▸ STATED PROBLEM: Return each line of the listing below, unchanged, and omit the images.

▸ DATA SECTION:
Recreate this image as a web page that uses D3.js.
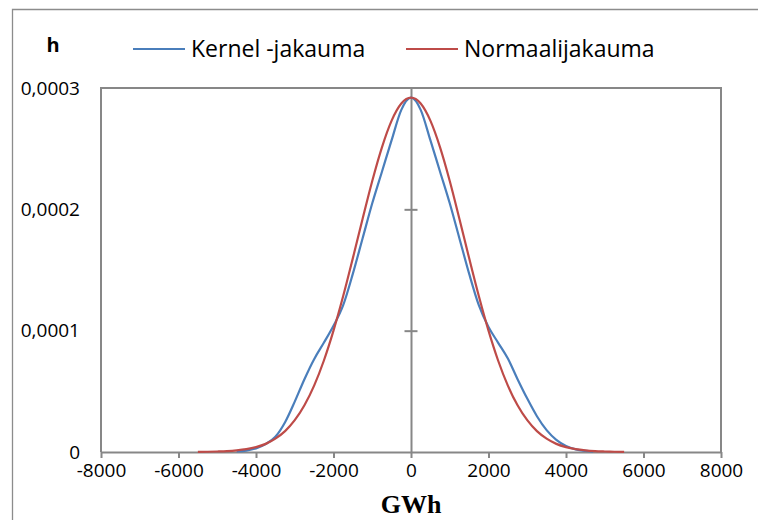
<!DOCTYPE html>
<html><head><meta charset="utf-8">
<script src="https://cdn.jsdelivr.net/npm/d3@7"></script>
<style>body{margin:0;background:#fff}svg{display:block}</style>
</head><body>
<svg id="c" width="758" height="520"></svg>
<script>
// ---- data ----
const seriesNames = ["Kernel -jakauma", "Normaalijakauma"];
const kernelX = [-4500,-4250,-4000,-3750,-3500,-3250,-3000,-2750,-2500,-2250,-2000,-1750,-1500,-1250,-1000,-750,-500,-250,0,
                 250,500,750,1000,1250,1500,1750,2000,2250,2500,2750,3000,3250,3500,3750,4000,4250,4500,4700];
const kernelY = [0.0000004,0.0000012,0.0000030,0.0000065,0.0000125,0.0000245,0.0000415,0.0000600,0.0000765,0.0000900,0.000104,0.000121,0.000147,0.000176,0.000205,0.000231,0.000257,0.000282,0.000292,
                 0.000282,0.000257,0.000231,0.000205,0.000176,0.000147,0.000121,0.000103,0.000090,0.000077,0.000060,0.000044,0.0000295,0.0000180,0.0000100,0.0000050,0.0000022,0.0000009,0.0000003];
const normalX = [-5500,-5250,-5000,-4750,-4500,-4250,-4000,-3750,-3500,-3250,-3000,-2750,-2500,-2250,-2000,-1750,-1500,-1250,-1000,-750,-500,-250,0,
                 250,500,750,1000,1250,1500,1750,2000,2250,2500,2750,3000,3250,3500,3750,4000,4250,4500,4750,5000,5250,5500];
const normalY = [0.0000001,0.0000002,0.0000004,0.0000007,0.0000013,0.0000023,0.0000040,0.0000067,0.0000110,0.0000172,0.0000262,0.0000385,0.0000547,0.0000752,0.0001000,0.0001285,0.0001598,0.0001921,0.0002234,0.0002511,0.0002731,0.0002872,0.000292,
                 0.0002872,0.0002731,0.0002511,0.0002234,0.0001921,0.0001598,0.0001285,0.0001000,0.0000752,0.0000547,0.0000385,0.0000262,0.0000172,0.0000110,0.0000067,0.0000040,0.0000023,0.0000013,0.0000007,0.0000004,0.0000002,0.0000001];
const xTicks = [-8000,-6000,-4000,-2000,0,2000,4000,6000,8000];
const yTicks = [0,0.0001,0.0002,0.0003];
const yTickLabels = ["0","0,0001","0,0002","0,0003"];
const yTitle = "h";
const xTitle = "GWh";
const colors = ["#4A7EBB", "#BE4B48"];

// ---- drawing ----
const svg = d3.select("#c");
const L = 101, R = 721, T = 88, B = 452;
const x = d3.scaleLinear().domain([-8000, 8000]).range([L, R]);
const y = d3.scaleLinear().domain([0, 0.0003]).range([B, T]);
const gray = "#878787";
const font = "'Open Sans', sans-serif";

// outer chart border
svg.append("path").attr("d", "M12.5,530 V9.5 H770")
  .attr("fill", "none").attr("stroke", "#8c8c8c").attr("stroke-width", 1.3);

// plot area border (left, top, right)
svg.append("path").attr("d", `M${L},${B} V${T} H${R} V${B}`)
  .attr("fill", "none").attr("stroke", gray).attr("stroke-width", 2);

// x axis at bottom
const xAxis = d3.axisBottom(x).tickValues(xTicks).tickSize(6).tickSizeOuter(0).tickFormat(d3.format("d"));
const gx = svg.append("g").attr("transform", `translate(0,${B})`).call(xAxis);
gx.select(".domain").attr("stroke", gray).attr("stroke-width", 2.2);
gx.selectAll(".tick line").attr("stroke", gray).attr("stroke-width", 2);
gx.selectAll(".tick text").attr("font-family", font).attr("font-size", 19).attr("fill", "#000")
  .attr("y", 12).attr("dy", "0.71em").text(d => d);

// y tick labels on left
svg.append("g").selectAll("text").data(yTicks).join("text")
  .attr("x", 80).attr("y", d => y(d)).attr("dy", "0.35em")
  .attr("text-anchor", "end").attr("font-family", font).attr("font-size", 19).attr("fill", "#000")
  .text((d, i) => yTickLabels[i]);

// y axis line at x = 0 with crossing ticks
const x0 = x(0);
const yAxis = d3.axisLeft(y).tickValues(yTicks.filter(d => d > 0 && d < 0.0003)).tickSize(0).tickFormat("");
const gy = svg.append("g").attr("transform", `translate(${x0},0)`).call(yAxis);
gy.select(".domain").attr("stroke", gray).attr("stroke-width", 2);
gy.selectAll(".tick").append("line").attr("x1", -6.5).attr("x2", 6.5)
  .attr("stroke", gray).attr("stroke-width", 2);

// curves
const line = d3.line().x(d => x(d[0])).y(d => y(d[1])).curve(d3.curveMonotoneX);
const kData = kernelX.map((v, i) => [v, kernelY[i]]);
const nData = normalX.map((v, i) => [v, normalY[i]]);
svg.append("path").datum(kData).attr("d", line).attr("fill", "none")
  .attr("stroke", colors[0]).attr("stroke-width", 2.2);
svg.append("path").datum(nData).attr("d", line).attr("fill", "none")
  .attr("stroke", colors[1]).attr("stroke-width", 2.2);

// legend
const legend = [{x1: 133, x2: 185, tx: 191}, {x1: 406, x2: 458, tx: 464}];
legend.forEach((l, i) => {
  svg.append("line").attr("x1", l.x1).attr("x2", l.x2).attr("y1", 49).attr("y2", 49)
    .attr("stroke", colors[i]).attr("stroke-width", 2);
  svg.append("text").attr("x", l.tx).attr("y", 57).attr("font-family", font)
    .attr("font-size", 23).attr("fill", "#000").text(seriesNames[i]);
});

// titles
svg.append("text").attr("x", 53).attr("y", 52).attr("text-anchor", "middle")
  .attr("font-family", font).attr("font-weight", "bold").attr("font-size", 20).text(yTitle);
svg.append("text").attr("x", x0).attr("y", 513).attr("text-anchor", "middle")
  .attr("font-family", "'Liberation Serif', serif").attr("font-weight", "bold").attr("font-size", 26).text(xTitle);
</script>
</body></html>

▸ TASK RESPONSE:
Recreate this image as a web page that uses D3.js.
<!DOCTYPE html>
<html><head><meta charset="utf-8">
<script src="https://cdn.jsdelivr.net/npm/d3@7"></script>
<style>body{margin:0;background:#fff}svg{display:block}</style>
</head><body>
<svg id="c" width="758" height="520"></svg>
<script>
// ---- data ----
const seriesNames = ["Kernel -jakauma", "Normaalijakauma"];
const kernelX = [-4500,-4250,-4000,-3750,-3500,-3250,-3000,-2750,-2500,-2250,-2000,-1750,-1500,-1250,-1000,-750,-500,-250,0,
                 250,500,750,1000,1250,1500,1750,2000,2250,2500,2750,3000,3250,3500,3750,4000,4250,4500,4700];
const kernelY = [0.0000004,0.0000012,0.0000030,0.0000065,0.0000125,0.0000245,0.0000415,0.0000600,0.0000765,0.0000900,0.000104,0.000121,0.000147,0.000176,0.000205,0.000231,0.000257,0.000282,0.000292,
                 0.000282,0.000257,0.000231,0.000205,0.000176,0.000147,0.000121,0.000103,0.000090,0.000077,0.000060,0.000044,0.0000295,0.0000180,0.0000100,0.0000050,0.0000022,0.0000009,0.0000003];
const normalX = [-5500,-5250,-5000,-4750,-4500,-4250,-4000,-3750,-3500,-3250,-3000,-2750,-2500,-2250,-2000,-1750,-1500,-1250,-1000,-750,-500,-250,0,
                 250,500,750,1000,1250,1500,1750,2000,2250,2500,2750,3000,3250,3500,3750,4000,4250,4500,4750,5000,5250,5500];
const normalY = [0.0000001,0.0000002,0.0000004,0.0000007,0.0000013,0.0000023,0.0000040,0.0000067,0.0000110,0.0000172,0.0000262,0.0000385,0.0000547,0.0000752,0.0001000,0.0001285,0.0001598,0.0001921,0.0002234,0.0002511,0.0002731,0.0002872,0.000292,
                 0.0002872,0.0002731,0.0002511,0.0002234,0.0001921,0.0001598,0.0001285,0.0001000,0.0000752,0.0000547,0.0000385,0.0000262,0.0000172,0.0000110,0.0000067,0.0000040,0.0000023,0.0000013,0.0000007,0.0000004,0.0000002,0.0000001];
const xTicks = [-8000,-6000,-4000,-2000,0,2000,4000,6000,8000];
const yTicks = [0,0.0001,0.0002,0.0003];
const yTickLabels = ["0","0,0001","0,0002","0,0003"];
const yTitle = "h";
const xTitle = "GWh";
const colors = ["#4A7EBB", "#BE4B48"];

// ---- drawing ----
const svg = d3.select("#c");
const L = 101, R = 721, T = 88, B = 452;
const x = d3.scaleLinear().domain([-8000, 8000]).range([L, R]);
const y = d3.scaleLinear().domain([0, 0.0003]).range([B, T]);
const gray = "#878787";
const font = "'Open Sans', sans-serif";

// outer chart border
svg.append("path").attr("d", "M12.5,530 V9.5 H770")
  .attr("fill", "none").attr("stroke", "#8c8c8c").attr("stroke-width", 1.3);

// plot area border (left, top, right)
svg.append("path").attr("d", `M${L},${B} V${T} H${R} V${B}`)
  .attr("fill", "none").attr("stroke", gray).attr("stroke-width", 2);

// x axis at bottom
const xAxis = d3.axisBottom(x).tickValues(xTicks).tickSize(6).tickSizeOuter(0).tickFormat(d3.format("d"));
const gx = svg.append("g").attr("transform", `translate(0,${B})`).call(xAxis);
gx.select(".domain").attr("stroke", gray).attr("stroke-width", 2.2);
gx.selectAll(".tick line").attr("stroke", gray).attr("stroke-width", 2);
gx.selectAll(".tick text").attr("font-family", font).attr("font-size", 19).attr("fill", "#000")
  .attr("y", 12).attr("dy", "0.71em").text(d => d);

// y tick labels on left
svg.append("g").selectAll("text").data(yTicks).join("text")
  .attr("x", 80).attr("y", d => y(d)).attr("dy", "0.35em")
  .attr("text-anchor", "end").attr("font-family", font).attr("font-size", 19).attr("fill", "#000")
  .text((d, i) => yTickLabels[i]);

// y axis line at x = 0 with crossing ticks
const x0 = x(0);
const yAxis = d3.axisLeft(y).tickValues(yTicks.filter(d => d > 0 && d < 0.0003)).tickSize(0).tickFormat("");
const gy = svg.append("g").attr("transform", `translate(${x0},0)`).call(yAxis);
gy.select(".domain").attr("stroke", gray).attr("stroke-width", 2);
gy.selectAll(".tick").append("line").attr("x1", -6.5).attr("x2", 6.5)
  .attr("stroke", gray).attr("stroke-width", 2);

// curves
const line = d3.line().x(d => x(d[0])).y(d => y(d[1])).curve(d3.curveMonotoneX);
const kData = kernelX.map((v, i) => [v, kernelY[i]]);
const nData = normalX.map((v, i) => [v, normalY[i]]);
svg.append("path").datum(kData).attr("d", line).attr("fill", "none")
  .attr("stroke", colors[0]).attr("stroke-width", 2.2);
svg.append("path").datum(nData).attr("d", line).attr("fill", "none")
  .attr("stroke", colors[1]).attr("stroke-width", 2.2);

// legend
const legend = [{x1: 133, x2: 185, tx: 191}, {x1: 406, x2: 458, tx: 464}];
legend.forEach((l, i) => {
  svg.append("line").attr("x1", l.x1).attr("x2", l.x2).attr("y1", 49).attr("y2", 49)
    .attr("stroke", colors[i]).attr("stroke-width", 2);
  svg.append("text").attr("x", l.tx).attr("y", 57).attr("font-family", font)
    .attr("font-size", 23).attr("fill", "#000").text(seriesNames[i]);
});

// titles
svg.append("text").attr("x", 53).attr("y", 52).attr("text-anchor", "middle")
  .attr("font-family", font).attr("font-weight", "bold").attr("font-size", 20).text(yTitle);
svg.append("text").attr("x", x0).attr("y", 513).attr("text-anchor", "middle")
  .attr("font-family", "'Liberation Serif', serif").attr("font-weight", "bold").attr("font-size", 26).text(xTitle);
</script>
</body></html>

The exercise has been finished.